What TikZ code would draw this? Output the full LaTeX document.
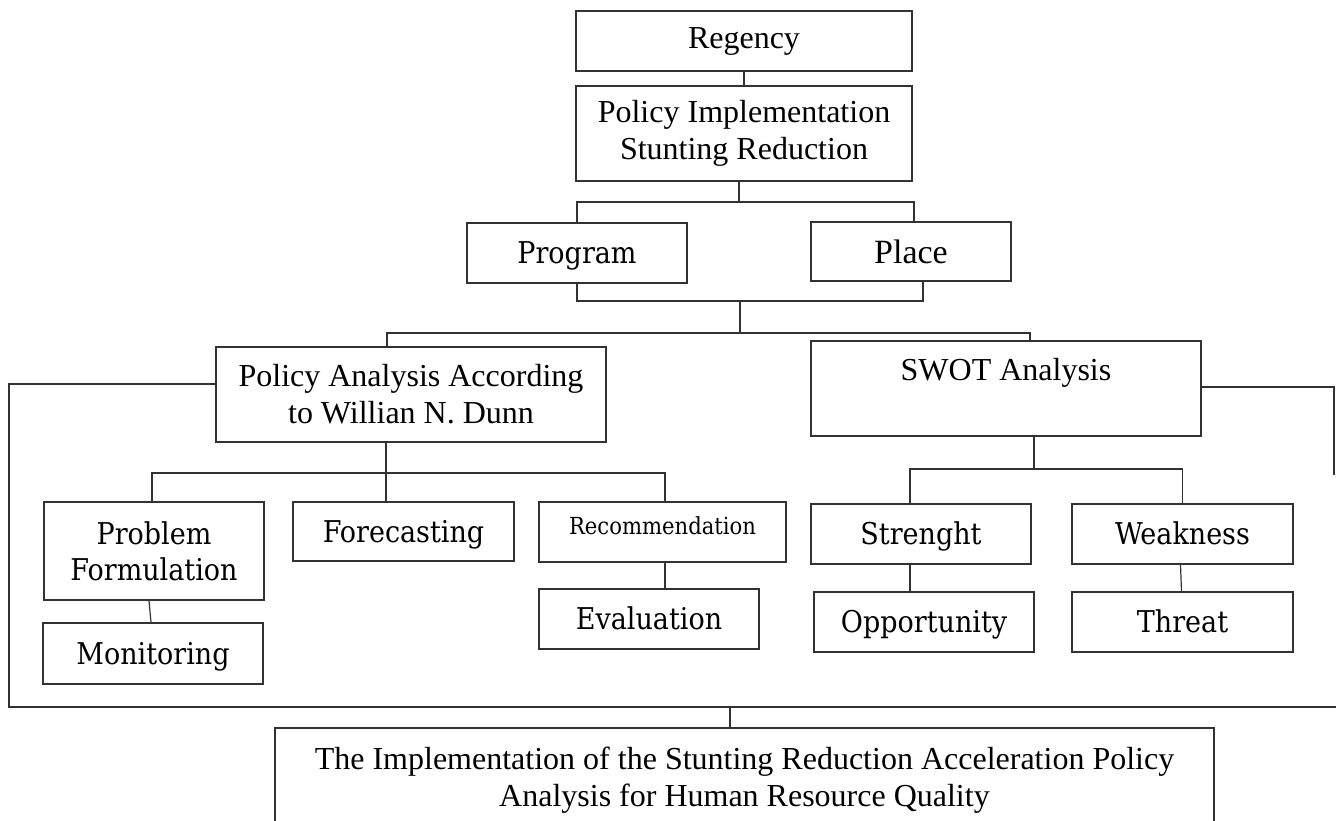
\documentclass[tikz,border=0pt]{standalone}
\usepackage{fontspec}
\setmainfont{Liberation Serif}
\newfontfamily\geofont{DejaVu Serif Condensed}
\usetikzlibrary{calc}
\begin{document}
\begin{tikzpicture}[x=1pt,y=-1pt,
  box/.style={draw=black!80, line width=1.3pt, inner sep=0pt, align=center,
              font=\fontsize{32}{37}\selectfont},
  gbox/.style={box, font=\geofont\fontsize{30}{36}\selectfont},
  gone/.style={gbox, text height=21.6pt, text depth=0pt},
  txt/.style={inner sep=0pt, anchor=base},
  link/.style={draw=black!80, line width=1.2pt}]
\useasboundingbox (0,0) rectangle (1336,820);
\fill[white] (0,0) rectangle (1336,820);

% boxes
\node[box, minimum width=336pt, minimum height=60pt] (reg) at (744,41) {Regency};
\node[box, minimum width=336pt, minimum height=95pt] (pi) at (744,133.5) {Policy Implementation\\Stunting Reduction};
\node[gone, minimum width=220pt, minimum height=60pt] (prog) at (577,253) {Program};
\node[box, font=\fontsize{34}{40}\selectfont, minimum width=200pt, minimum height=59pt] (place) at (911,251.5) {Place};
\node[box, minimum width=390pt, minimum height=95pt] (pa) at (411,394.5) {Policy Analysis According\\to Willian N. Dunn};
\node[box, minimum width=390pt, minimum height=95pt] (swot) at (1006,388.5) {};
\node[txt, font=\fontsize{32}{37}\selectfont] (swottxt) at (1006,380) {SWOT Analysis};
\node[gbox, minimum width=220pt, minimum height=98pt] (pf) at (154,551) {Problem\\Formulation};
\node[gone, minimum width=221pt, minimum height=59pt] (fc) at (403.5,531.5) {Forecasting};
\node[box, minimum width=247pt, minimum height=60pt] (rec) at (662.5,532) {};
\node[txt, font=\geofont\fontsize{23.5}{28}\selectfont] (rectxt) at (662.5,534) {Recommendation};
\node[gone, minimum width=220pt, minimum height=60pt] (eval) at (649,619) {Evaluation};
\node[gone, minimum width=220pt, minimum height=61pt] (mon) at (153,653.5) {Monitoring};
\node[gone, minimum width=220pt, minimum height=60pt] (str) at (921,534) {Strenght};
\node[gone, minimum width=221pt, minimum height=60pt] (weak) at (1182.5,534) {Weakness};
\node[gone, minimum width=220pt, minimum height=60pt] (opp) at (924,622) {Opportunity};
\node[gone, minimum width=221pt, minimum height=60pt] (thr) at (1182.5,622) {Threat};
\node[box, minimum width=939pt, minimum height=105pt] (final) at (744.5,780.5) {The Implementation of the Stunting Reduction Acceleration Policy\\Analysis for Human Resource Quality};

% connectors, top part
\draw[link] (reg.south) -- (pi.north);
\coordinate (j1) at (739,202);
\draw[link] (j1 |- pi.south) -- (j1);
\draw[link] (prog.north) |- (j1) -| ($(place.north)+(3,0)$);
\coordinate (j2) at (740,301);
\draw[link] (prog.south) |- (j2) -| ($(place.south)+(12,0)$);
\coordinate (j3) at (740,333);
\draw[link] (j2) -- (j3);
\draw[link] ($(pa.north)+(-24,0)$) |- (j3) -| ($(swot.north)+(24,0)$);

% outer bracket
\coordinate (lb) at (9,707);
\coordinate (rb) at (1336,707);
\draw[link] ($(pa.west)+(0,-10.5)$) -| (lb) -- (rb);
\coordinate (re) at (1334,475);
\draw[link] ($(swot.east)+(0,-1.5)$) -| (re);
\coordinate (j5) at (730,707);
\draw[link] (j5) -- (j5 |- final.north);

% policy analysis subtree
\coordinate (j4) at (386,473);
\draw[link] (j4 |- pa.south) -- (j4);
\draw[link] ($(pf.north)+(-2,0)$) |- (j4) -| ($(rec.north)+(2.5,0)$);
\draw[link] (j4) -- (j4 |- fc.north);
\draw[link] ($(pf.south)+(-5,0)$) -- ($(mon.north)+(-2,0)$);
\coordinate (rs) at ($(rec.south)+(2.5,0)$);
\draw[link] (rs) -- (rs |- eval.north);

% SWOT subtree
\coordinate (j6) at (1034,469);
\draw[link] (j6 |- swot.south) -- (j6);
\draw[link] ($(str.north)+(-11,0)$) |- (j6) -| (weak.north);
\coordinate (ss) at ($(str.south)+(-11,0)$);
\draw[link] (ss) -- (ss |- opp.north);
\draw[link] ($(weak.south)+(-2,0)$) -- ($(thr.north)+(-1,0)$);
\end{tikzpicture}
\end{document}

■ **Task requirements**
Your task is to reproduce all of the material exactly. The pictures stay out.

■ **Worked answer**
What TikZ code would draw this? Output the full LaTeX document.
\documentclass[tikz,border=0pt]{standalone}
\usepackage{fontspec}
\setmainfont{Liberation Serif}
\newfontfamily\geofont{DejaVu Serif Condensed}
\usetikzlibrary{calc}
\begin{document}
\begin{tikzpicture}[x=1pt,y=-1pt,
  box/.style={draw=black!80, line width=1.3pt, inner sep=0pt, align=center,
              font=\fontsize{32}{37}\selectfont},
  gbox/.style={box, font=\geofont\fontsize{30}{36}\selectfont},
  gone/.style={gbox, text height=21.6pt, text depth=0pt},
  txt/.style={inner sep=0pt, anchor=base},
  link/.style={draw=black!80, line width=1.2pt}]
\useasboundingbox (0,0) rectangle (1336,820);
\fill[white] (0,0) rectangle (1336,820);

% boxes
\node[box, minimum width=336pt, minimum height=60pt] (reg) at (744,41) {Regency};
\node[box, minimum width=336pt, minimum height=95pt] (pi) at (744,133.5) {Policy Implementation\\Stunting Reduction};
\node[gone, minimum width=220pt, minimum height=60pt] (prog) at (577,253) {Program};
\node[box, font=\fontsize{34}{40}\selectfont, minimum width=200pt, minimum height=59pt] (place) at (911,251.5) {Place};
\node[box, minimum width=390pt, minimum height=95pt] (pa) at (411,394.5) {Policy Analysis According\\to Willian N. Dunn};
\node[box, minimum width=390pt, minimum height=95pt] (swot) at (1006,388.5) {};
\node[txt, font=\fontsize{32}{37}\selectfont] (swottxt) at (1006,380) {SWOT Analysis};
\node[gbox, minimum width=220pt, minimum height=98pt] (pf) at (154,551) {Problem\\Formulation};
\node[gone, minimum width=221pt, minimum height=59pt] (fc) at (403.5,531.5) {Forecasting};
\node[box, minimum width=247pt, minimum height=60pt] (rec) at (662.5,532) {};
\node[txt, font=\geofont\fontsize{23.5}{28}\selectfont] (rectxt) at (662.5,534) {Recommendation};
\node[gone, minimum width=220pt, minimum height=60pt] (eval) at (649,619) {Evaluation};
\node[gone, minimum width=220pt, minimum height=61pt] (mon) at (153,653.5) {Monitoring};
\node[gone, minimum width=220pt, minimum height=60pt] (str) at (921,534) {Strenght};
\node[gone, minimum width=221pt, minimum height=60pt] (weak) at (1182.5,534) {Weakness};
\node[gone, minimum width=220pt, minimum height=60pt] (opp) at (924,622) {Opportunity};
\node[gone, minimum width=221pt, minimum height=60pt] (thr) at (1182.5,622) {Threat};
\node[box, minimum width=939pt, minimum height=105pt] (final) at (744.5,780.5) {The Implementation of the Stunting Reduction Acceleration Policy\\Analysis for Human Resource Quality};

% connectors, top part
\draw[link] (reg.south) -- (pi.north);
\coordinate (j1) at (739,202);
\draw[link] (j1 |- pi.south) -- (j1);
\draw[link] (prog.north) |- (j1) -| ($(place.north)+(3,0)$);
\coordinate (j2) at (740,301);
\draw[link] (prog.south) |- (j2) -| ($(place.south)+(12,0)$);
\coordinate (j3) at (740,333);
\draw[link] (j2) -- (j3);
\draw[link] ($(pa.north)+(-24,0)$) |- (j3) -| ($(swot.north)+(24,0)$);

% outer bracket
\coordinate (lb) at (9,707);
\coordinate (rb) at (1336,707);
\draw[link] ($(pa.west)+(0,-10.5)$) -| (lb) -- (rb);
\coordinate (re) at (1334,475);
\draw[link] ($(swot.east)+(0,-1.5)$) -| (re);
\coordinate (j5) at (730,707);
\draw[link] (j5) -- (j5 |- final.north);

% policy analysis subtree
\coordinate (j4) at (386,473);
\draw[link] (j4 |- pa.south) -- (j4);
\draw[link] ($(pf.north)+(-2,0)$) |- (j4) -| ($(rec.north)+(2.5,0)$);
\draw[link] (j4) -- (j4 |- fc.north);
\draw[link] ($(pf.south)+(-5,0)$) -- ($(mon.north)+(-2,0)$);
\coordinate (rs) at ($(rec.south)+(2.5,0)$);
\draw[link] (rs) -- (rs |- eval.north);

% SWOT subtree
\coordinate (j6) at (1034,469);
\draw[link] (j6 |- swot.south) -- (j6);
\draw[link] ($(str.north)+(-11,0)$) |- (j6) -| (weak.north);
\coordinate (ss) at ($(str.south)+(-11,0)$);
\draw[link] (ss) -- (ss |- opp.north);
\draw[link] ($(weak.south)+(-2,0)$) -- ($(thr.north)+(-1,0)$);
\end{tikzpicture}
\end{document}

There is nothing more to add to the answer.